[Stated problem]
Only the lines from the start of the data through the line containing "0.085, 0.09, 0.1];" should be written out, exactly as they are, with both ends included and the pictures left out.

[Data segment]
((

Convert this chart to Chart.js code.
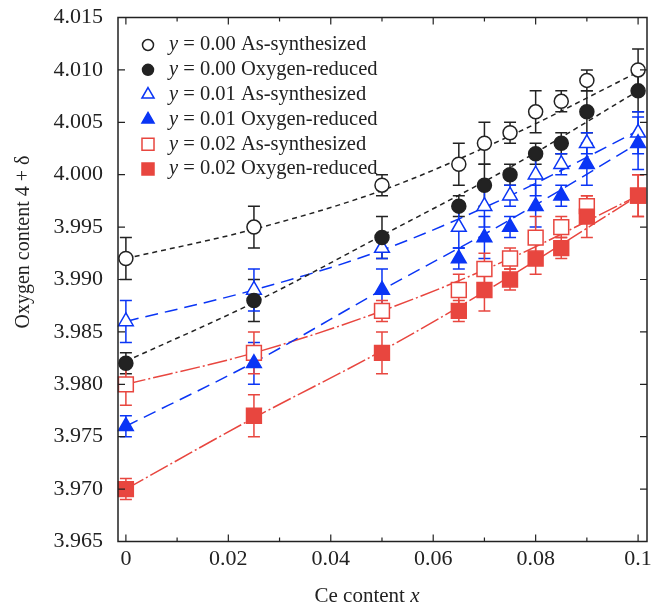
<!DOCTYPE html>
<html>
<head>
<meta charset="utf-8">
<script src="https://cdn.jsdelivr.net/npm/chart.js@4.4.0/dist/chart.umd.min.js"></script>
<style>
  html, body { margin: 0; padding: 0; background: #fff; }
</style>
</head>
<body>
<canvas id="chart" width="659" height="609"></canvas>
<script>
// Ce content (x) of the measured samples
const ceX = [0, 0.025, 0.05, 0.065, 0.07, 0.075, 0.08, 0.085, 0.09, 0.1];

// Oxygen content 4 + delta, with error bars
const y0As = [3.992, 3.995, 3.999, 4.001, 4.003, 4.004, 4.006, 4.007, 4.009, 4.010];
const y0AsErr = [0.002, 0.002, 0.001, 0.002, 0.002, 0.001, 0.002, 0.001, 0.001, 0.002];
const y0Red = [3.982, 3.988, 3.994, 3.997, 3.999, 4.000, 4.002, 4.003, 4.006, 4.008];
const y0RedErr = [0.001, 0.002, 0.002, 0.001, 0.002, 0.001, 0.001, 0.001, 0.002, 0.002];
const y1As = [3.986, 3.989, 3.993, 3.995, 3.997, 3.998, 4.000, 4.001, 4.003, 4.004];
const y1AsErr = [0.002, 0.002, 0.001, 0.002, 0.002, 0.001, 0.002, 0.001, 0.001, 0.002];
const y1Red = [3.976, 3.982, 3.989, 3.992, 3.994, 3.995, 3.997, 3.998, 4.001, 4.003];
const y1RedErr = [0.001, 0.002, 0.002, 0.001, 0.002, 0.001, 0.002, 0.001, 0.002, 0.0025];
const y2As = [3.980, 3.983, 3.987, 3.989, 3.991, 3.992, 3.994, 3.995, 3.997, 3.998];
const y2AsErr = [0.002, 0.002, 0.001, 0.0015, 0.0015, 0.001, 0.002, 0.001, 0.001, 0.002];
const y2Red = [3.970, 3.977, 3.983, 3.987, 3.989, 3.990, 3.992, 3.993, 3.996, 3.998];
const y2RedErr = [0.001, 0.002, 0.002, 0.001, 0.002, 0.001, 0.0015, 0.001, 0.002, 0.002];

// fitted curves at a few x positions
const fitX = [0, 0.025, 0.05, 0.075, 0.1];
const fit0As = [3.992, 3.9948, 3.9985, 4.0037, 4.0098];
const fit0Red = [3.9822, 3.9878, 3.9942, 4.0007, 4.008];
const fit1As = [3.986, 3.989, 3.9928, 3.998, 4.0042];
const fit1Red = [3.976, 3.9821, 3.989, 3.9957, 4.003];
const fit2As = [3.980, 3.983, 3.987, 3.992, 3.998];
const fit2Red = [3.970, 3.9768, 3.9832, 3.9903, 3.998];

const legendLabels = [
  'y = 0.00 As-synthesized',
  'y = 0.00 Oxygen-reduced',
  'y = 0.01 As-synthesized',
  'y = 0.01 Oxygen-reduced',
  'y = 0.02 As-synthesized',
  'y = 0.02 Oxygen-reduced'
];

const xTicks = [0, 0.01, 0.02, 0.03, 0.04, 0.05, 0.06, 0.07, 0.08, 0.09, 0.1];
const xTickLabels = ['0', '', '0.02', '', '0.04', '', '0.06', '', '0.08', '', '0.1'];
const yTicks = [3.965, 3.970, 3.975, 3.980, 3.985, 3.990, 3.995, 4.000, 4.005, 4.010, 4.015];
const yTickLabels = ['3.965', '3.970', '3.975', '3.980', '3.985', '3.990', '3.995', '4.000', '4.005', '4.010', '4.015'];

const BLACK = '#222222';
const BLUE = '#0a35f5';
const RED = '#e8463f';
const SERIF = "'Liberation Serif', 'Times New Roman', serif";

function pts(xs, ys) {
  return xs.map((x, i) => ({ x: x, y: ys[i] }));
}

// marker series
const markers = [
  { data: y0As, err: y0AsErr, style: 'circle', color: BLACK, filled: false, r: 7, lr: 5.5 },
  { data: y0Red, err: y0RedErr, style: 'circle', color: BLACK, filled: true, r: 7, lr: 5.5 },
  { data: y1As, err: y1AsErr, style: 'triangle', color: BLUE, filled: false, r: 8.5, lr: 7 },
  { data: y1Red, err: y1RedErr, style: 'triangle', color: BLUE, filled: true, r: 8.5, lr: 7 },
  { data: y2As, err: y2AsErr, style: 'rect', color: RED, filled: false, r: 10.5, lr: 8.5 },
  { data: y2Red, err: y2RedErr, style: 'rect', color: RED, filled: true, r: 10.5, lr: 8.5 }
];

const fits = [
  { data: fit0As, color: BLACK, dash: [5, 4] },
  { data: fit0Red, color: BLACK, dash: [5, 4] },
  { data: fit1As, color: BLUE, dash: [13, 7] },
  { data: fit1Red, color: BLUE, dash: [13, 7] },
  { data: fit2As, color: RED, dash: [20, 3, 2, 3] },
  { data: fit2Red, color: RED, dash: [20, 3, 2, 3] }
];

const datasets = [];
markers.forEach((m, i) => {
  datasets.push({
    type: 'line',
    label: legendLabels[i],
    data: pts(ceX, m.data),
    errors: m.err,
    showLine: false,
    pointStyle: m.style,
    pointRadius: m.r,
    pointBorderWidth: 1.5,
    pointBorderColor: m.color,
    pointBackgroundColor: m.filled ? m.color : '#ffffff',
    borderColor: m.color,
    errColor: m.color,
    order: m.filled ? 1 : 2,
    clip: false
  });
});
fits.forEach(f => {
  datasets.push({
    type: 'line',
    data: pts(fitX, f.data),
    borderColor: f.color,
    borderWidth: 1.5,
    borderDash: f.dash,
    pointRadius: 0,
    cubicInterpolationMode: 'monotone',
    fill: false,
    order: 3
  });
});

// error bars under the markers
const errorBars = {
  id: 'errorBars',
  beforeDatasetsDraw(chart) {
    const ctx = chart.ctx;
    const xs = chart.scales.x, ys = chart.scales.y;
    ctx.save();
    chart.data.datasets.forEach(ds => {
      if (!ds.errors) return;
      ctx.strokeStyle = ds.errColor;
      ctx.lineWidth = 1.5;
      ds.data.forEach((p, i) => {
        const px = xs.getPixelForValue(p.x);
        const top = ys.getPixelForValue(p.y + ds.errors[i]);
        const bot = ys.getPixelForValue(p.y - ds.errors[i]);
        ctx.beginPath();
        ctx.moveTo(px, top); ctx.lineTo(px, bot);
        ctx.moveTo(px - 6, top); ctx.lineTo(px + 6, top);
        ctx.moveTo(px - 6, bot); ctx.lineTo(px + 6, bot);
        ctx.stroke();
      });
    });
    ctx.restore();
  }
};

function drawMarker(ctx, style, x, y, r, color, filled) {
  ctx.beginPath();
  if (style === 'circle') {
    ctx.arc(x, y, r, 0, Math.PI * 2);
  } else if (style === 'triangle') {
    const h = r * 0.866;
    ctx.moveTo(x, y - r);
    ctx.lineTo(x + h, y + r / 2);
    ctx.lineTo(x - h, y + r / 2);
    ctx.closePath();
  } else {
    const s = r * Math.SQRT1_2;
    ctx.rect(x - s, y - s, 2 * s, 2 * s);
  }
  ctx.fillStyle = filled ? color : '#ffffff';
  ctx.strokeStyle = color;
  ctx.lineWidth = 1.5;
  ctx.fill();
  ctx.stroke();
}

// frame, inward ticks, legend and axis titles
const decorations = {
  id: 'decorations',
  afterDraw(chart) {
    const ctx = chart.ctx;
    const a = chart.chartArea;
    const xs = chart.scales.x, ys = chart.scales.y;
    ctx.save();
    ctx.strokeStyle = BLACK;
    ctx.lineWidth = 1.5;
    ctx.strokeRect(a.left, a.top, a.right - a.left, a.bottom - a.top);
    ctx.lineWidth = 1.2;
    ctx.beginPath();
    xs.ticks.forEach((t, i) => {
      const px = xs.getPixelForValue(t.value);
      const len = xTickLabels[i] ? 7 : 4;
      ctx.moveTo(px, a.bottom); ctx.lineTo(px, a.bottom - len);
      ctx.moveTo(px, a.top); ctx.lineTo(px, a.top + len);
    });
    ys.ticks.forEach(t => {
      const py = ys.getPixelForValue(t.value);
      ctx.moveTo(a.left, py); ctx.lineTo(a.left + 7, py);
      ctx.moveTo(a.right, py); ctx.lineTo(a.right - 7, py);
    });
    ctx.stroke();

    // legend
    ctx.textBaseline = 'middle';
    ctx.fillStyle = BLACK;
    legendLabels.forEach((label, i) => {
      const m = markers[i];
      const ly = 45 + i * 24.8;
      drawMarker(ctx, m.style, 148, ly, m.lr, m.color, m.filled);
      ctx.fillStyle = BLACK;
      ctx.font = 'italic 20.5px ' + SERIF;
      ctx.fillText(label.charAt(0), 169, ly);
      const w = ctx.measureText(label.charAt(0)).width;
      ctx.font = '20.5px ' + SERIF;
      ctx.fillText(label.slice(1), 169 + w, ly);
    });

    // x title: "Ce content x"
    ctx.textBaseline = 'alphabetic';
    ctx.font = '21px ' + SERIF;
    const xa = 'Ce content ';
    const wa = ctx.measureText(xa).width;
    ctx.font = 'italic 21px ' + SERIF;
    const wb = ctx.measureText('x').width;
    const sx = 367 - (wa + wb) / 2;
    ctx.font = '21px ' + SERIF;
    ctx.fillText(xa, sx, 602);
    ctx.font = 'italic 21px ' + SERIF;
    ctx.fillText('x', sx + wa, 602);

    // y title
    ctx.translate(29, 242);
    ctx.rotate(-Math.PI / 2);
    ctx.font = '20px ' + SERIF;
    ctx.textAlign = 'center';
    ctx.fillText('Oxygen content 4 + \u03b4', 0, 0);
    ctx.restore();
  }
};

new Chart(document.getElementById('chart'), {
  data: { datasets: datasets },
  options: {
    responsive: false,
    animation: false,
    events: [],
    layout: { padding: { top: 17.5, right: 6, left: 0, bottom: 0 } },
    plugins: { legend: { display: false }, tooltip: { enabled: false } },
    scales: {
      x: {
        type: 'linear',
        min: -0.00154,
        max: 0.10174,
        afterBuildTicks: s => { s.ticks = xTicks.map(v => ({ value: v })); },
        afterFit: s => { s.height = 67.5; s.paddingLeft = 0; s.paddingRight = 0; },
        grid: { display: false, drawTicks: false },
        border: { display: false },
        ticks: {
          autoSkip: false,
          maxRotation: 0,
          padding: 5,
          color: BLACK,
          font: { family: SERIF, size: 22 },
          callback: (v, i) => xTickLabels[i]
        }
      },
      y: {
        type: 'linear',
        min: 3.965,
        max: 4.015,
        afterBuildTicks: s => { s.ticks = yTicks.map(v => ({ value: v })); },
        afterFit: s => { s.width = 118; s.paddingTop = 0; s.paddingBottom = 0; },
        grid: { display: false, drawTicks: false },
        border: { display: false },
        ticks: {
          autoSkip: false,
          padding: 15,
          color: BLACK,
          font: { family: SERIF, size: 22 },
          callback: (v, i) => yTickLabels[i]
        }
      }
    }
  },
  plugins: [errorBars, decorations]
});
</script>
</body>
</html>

))

[Result for this task]
Convert this chart to Chart.js code.
<!DOCTYPE html>
<html>
<head>
<meta charset="utf-8">
<script src="https://cdn.jsdelivr.net/npm/chart.js@4.4.0/dist/chart.umd.min.js"></script>
<style>
  html, body { margin: 0; padding: 0; background: #fff; }
</style>
</head>
<body>
<canvas id="chart" width="659" height="609"></canvas>
<script>
// Ce content (x) of the measured samples
const ceX = [0, 0.025, 0.05, 0.065, 0.07, 0.075, 0.08, 0.085, 0.09, 0.1];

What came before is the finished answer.